I'm trying to translate into french some things found in the czech Cosmopolitan, but I'm not too sure of the meaning of some of them. 
xxx

In the table of contents, there are also articles gathered in a category called "Publicistika". Whatever it's supposed to mean? I couldn't guess from looking at the subjects of said articles...

Thank you for your help.


----------



## werrr

More or less, it means “journalism”.


----------



## Jana337

It is in-depth coverage of topics in a more narrative, subjective and analytical form than the reporting you will find in the first pages. It may or may not concern hot topics. Quite frequently, they are not written by the newspaper's own staff.
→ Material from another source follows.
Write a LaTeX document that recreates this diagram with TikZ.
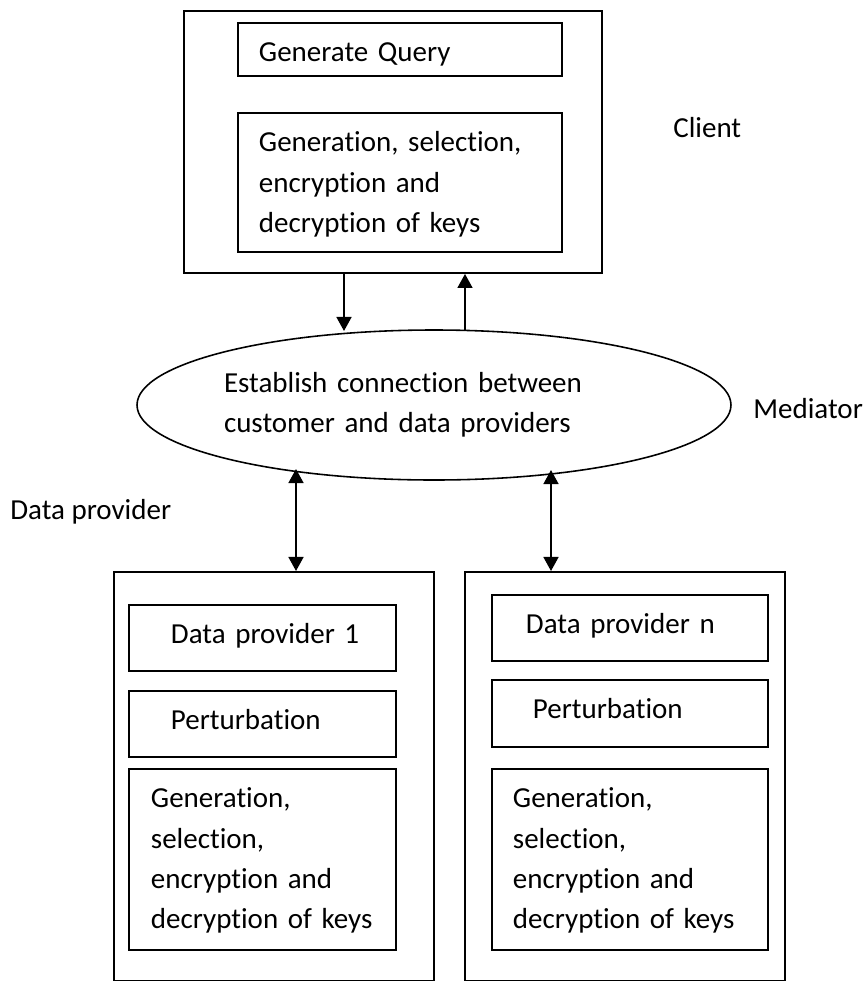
\documentclass[tikz,border=0pt]{standalone}
\usepackage{fontspec}
\setmainfont{Carlito}[Ligatures=NoCommon]
\usetikzlibrary{shapes.geometric,arrows.meta}
\tikzset{
  every node/.style={font=\fontsize{16.5pt}{22.8pt}\selectfont},
  frame/.style={draw,line width=1.1pt,anchor=north west,inner sep=0pt},
  pbox/.style n args={3}{draw,line width=1.1pt,anchor=north west,inner sep=0pt,align=left,
    text width={#1*0.02cm},text height={39*0.02cm},text depth={(#2-39)*0.02cm},
    execute at begin node={\pgfmathsetlength{\leftskip}{#3*0.02cm}}},
  lbl/.style={anchor=base west,inner sep=0pt},
  arr/.style={line width=1.1pt,-{Triangle[width=8.5pt,length=8pt]}},
  darr/.style={line width=1.1pt,{Triangle[width=8.5pt,length=8pt]}-{Triangle[width=8.5pt,length=8pt]}}
}
\begin{document}
\begin{tikzpicture}[x=0.02cm,y=-0.02cm]
\useasboundingbox (0,0) rectangle (868,981);
\pgfmathsetmacro{\ktop}{571}
\pgfmathsetmacro{\kht}{409}
% client
\node[frame,minimum width=418*0.02cm,minimum height=262*0.02cm](client) at (183,10){};
\node[pbox={324}{53}{21}](query) at (237,22){Generate Query};
\node[pbox={324}{139}{21}](ckeys) at (237,112){Generation, selection,\\encryption and\\decryption of keys};
\node[lbl](clientlbl) at (673,137){Client};
% mediator
\node[ellipse,draw,line width=0.9pt,minimum width=578*0.02cm,minimum height=150*0.02cm,
  inner sep=0pt,align=center,text width=420*0.02cm,
  execute at begin node={\rightskip=0.72cm plus 1fil}](med) at (434,405)
  {Establish connection between\\customer and data providers};
\node[lbl](medlbl) at (753,418){Mediator};
\node[lbl](dplbl) at (10,519){Data provider};
% data providers
\node[frame,minimum width=320*0.02cm,minimum height=\kht*0.02cm](dpone) at (113,\ktop){};
\node[pbox={267}{66}{42}](dpname1) at (128,604){Data provider 1};
\node[pbox={267}{66}{42}](pert1) at (128,690){Perturbation};
\node[pbox={267}{181}{22}](keys1) at (128,768){Generation,\\selection,\\encryption and\\decryption of keys};
\node[frame,minimum width=320*0.02cm,minimum height=\kht*0.02cm](dpn) at (464,\ktop){};
\node[pbox={276}{66}{34}](dpnamen) at (491,594){Data provider n};
\node[pbox={276}{67}{41}](pertn) at (491,679){Perturbation};
\node[pbox={276}{181}{21}](keysn) at (491,768){Generation,\\selection,\\encryption and\\decryption of keys};
% connectors
\coordinate (qdown) at (344,331);
\coordinate (qup) at (465,331);
\coordinate (lk) at (296,469);
\coordinate (rk) at (551,470);
\draw[arr](client.south -| qdown)--(qdown);
\draw[arr](qup)--(client.south -| qup);
\foreach \p/\b in {lk/dpone,rk/dpn}{\draw[darr](\p)--(\b.north -| \p);}
\end{tikzpicture}
\end{document}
Some examples from the recent editions of the most popular Czech daily (yellow press excluded):
Record high sum of 0.5. billion crowns stolen in a security company - a history of similar cases and comparisons, the evaluation of the perpetrator's chances to get away with it etc.
Mormons and their belief, Mitt Romney's chances to be elected.
A brief history of Ethiopia with focus on the Emperor Haile Selassie, an interview with his grandson.
Internet in the Third World.
Capital punishment, miscarriage of justice.


----------



## winpoj

Well, "publicistika" tends to mean journalistic work other than news proper. Unlike news it might contain analysis and the author's more subjective opinions.
I'm not aware of an exact equivalent in English. In the context of broadcast media I'd translate "zpravodajství a publicistika" as "news and current affairs".
In newspapers and magazines, a good translation may be "feature articles" (as opposed to news stories).
However, in the case of Cosmopolitan, which is basically not a news medium, you will have to assess carefully how the "Publicistika" section differs from the rest of the magazine. Perhaps it is the only section that contains anything close to newsworthy.


----------